Integrating 3D Printing In Construction

Abstract

Extrusion-based 3D concrete printing (3DCP) offers significant potential for construction automation, including reduced labor, minimized waste, and enhanced design freedom. However, its transition from proof of concept to scalable deployment is hindered by misalignment between material-machine performance, regulatory compliance, and onsite workflows. This thesis addresses this gap by developing and validating a ThreePillar Integration Framework (Functional, Regulatory, Workflow).
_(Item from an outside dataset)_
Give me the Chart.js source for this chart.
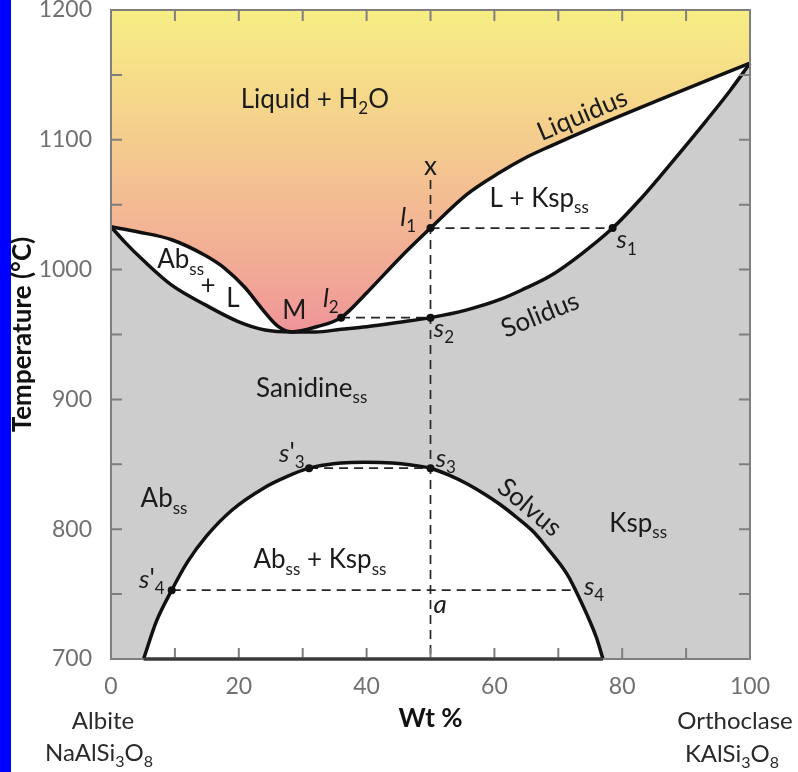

Informed by secondary case analysis of four landmark projects (ICON’s House Zero, Winsun Villas, COBOD/Van Wijnen homes, Dubai’s Office of the Future), the framework is demonstrated on a 50 m² gantry-printed wall use case. The Functional Pillar establishes critical parameters, including structural performance targets (≥31 MPa compressive strength, ≥2 MPa interlayer bond, and 2-hour fire resistance), as well as real-time dimensional accuracy (±5 mm), for reliable printing under variable conditions. The Regulatory Pillar defines a structured compliance pathway integrating ICC-ES AC509, ISO/ASTM 52939, comprehensive permitting, digital traceability, and post-approval monitoring. The Workflow Pillar ensures seamless integration into construction through BIM-to-print handoffs, calibrated site protocols, inline quality assurance, and automated error correction. While focused on extrusion methods and secondary data, this framework provides a scalable roadmap for mainstreaming 3DCP in regulated environments and forms a basis for future extensions.